Friday, March 11, 2011

March 12- 5 Years Later

I've been thinking about this week, well, all week.  The other day, I thought about how 5 years ago, on Wednesday, March 8 Kim's parents took her to Ochsner Hospital for what I thought would be just another regular check-up.  Her health had been pretty poor in the weeks leading up to that appointment so we knew they would admit her- give her some fluids and antibiotics- just like always, right?

There were two big differences I guess.

About 3 weeks prior to that appointment we had seen the doctor and for the first time he mentioned that we should consider getting on "the list" again- the list to receive another set of lungs.  (Kim had received a Double Lung Transplant the summer of 1998).  Kim flat refused to go on the list again.  Her main reason was that she felt like she had had her chance and someone else deserved to have theirs as well.  Secondly, at that point she really wasn't healthy enough to undergo the procedure.

I remember being really shocked that day.  I mean, we both knew the day would come.  But when we were told to consider getting another transplant; it hit me.  Still...I was thinking we'd get another year together.

Later that day I asked her if she was afraid to die.  She said no.  Unequivocally.  I asked her if she was afraid of anything and her answer was stunning.  She told me she was afraid she'd die before school was out that Spring and worried what would happen to Anna in that case.  (Anna was a high school Senior that have moved in with us after Hurricane Katrina).  I was stunned at realizing that Kim was worried she wouldn't be around another 3 months.  I wasn't prepared for that.  (For the record, I was not all that surprised that she was concerned for someone other than herself- that fact, plus the fact that I didn't care less what anyone at church or in town thought of me having a high school senior girl living with me prompted me to invite Anna to stay in Gulfport until I left at the end of the year).

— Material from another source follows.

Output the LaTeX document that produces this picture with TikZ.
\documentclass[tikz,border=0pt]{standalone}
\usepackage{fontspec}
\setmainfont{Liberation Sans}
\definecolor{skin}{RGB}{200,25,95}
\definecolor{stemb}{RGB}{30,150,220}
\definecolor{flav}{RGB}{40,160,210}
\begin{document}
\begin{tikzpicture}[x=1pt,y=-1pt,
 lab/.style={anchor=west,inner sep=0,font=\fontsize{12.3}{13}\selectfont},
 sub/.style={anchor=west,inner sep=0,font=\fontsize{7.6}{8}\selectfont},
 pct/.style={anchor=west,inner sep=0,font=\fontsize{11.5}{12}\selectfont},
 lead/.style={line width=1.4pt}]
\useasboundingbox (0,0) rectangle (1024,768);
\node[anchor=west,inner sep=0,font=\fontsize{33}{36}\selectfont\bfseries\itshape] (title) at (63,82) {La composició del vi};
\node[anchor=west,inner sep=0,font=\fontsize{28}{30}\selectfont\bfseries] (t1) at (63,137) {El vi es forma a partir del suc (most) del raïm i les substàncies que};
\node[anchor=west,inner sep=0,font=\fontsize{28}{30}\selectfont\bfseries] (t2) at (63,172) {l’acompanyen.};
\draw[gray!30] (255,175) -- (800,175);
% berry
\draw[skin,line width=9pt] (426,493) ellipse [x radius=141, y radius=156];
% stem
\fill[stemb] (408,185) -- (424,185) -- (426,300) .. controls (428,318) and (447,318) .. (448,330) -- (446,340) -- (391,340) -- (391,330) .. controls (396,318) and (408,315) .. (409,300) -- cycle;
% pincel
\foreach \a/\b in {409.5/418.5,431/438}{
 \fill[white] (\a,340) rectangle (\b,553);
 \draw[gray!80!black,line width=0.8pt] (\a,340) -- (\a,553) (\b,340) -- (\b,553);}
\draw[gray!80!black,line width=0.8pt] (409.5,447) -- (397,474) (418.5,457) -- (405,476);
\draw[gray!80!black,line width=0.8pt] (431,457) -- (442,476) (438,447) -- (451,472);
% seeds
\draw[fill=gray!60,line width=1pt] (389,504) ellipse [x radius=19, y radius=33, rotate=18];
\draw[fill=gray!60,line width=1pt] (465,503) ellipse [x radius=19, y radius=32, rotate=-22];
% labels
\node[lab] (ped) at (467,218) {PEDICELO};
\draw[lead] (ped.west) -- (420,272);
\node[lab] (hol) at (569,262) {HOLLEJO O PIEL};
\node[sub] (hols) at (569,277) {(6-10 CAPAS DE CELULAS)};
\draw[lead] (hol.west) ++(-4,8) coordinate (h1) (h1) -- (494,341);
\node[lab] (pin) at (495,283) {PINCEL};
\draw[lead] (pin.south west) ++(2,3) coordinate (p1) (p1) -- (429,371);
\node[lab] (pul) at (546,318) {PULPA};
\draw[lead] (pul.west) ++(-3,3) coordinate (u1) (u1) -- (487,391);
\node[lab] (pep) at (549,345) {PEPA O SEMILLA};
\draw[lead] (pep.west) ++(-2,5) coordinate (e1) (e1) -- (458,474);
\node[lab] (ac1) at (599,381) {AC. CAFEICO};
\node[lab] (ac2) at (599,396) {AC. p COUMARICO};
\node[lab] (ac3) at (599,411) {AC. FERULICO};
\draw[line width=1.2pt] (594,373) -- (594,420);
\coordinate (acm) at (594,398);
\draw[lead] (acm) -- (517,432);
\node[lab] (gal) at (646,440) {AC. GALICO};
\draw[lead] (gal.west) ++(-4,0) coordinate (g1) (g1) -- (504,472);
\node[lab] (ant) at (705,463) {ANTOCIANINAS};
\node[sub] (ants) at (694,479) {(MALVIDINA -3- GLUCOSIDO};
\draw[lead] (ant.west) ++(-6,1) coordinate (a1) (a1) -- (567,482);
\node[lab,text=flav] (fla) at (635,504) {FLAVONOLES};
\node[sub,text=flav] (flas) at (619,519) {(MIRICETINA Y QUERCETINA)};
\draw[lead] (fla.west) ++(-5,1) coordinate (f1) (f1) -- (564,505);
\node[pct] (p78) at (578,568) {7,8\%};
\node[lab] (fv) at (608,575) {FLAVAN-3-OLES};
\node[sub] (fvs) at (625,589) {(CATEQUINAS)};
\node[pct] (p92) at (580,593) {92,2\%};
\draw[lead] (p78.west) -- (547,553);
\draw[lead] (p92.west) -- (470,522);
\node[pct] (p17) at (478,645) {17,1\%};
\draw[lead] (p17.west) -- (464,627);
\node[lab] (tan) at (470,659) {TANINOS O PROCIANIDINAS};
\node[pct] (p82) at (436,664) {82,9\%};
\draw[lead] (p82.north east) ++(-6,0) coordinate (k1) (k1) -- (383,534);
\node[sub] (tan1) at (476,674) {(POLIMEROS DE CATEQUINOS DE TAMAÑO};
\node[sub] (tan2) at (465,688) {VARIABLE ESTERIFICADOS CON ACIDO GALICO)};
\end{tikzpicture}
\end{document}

The other big difference that day- March 8, 5 years ago.  It was a Wednesday.  Normally our appointments were on Monday or Thursday and I'd take her.  Wednesday was "Church Night".  I let her parents take her to the doctor that day.  So I was in my office preparing for 605 that night when her Dad called me late that afternoon to tell me not only had they "admitted" Kim- which wasn't unexpected...but that the doctor had said it would be her "last" admission.

Looking back on it now, I realize I went into some form of shock right then and there.  A normal person would have dropped everything and took off to New Orleans.  Me.  I calmly wrapped things up.  I made arrangements for that night.  In fact, I waited till 6 pm to let everyone know I was going to New Orleans (but I didn't tell anyone how grave the situation was...I'm not sure I really "got it" myself").

So I arrived at Ochsner around 8 pm with one of Kim's favorite foods- Chicken Strips from Canes and I got to spend about 30 minutes with her while she was still cognizant.  We had short conversations.  We kissed and said we loved one another and then she got increasingly agitated at the I.V.'s which was absolutely not like her.  Being a Nurse made her a model Patient!  They sedated her to keep her from pulling out the I.V.'s and from there on it was a waiting game until about 1:30 am the morning of March 12.

I was also thinking this week about where I've been and what I've done since then.  Here's the journal:




Last year I guess I didn't have internet.  I think I wrote something on a computer journal but I don't know where my back-up is.

Today marks 5 years.  As you read this I'll be in a van on my way to Mexico for the week.

Life goes on.  I wish it could go back.

4 comments:

Elysa said...

Oh, Clinton. I am so sorry, friend. I didn't realize this week marked such a painful anniversary for you. Praying for you this week in Mexico and as you continue to face life knowing that you can't go back.

Thuy said...

Clinton, I love you, my dear friend. I'm so sorry you can't go back. I sobbed reading this. I'm praying for you, always, and thanking God that He gave Kim to you for those 9 precious years, and vice versa. Lots and lots of love and hugs to you.

Karebear said...

Thank you for sharing so openly, your heart and your journey. I know that it would be nice for time to go back sometimes, but I am grateful for how you chose to serve and walk in faithfulness. To God be the glory!

Brittany said...

I'm sure that was a tough post to write. Thinking of you and praying for what your future holds. Love you sooo much!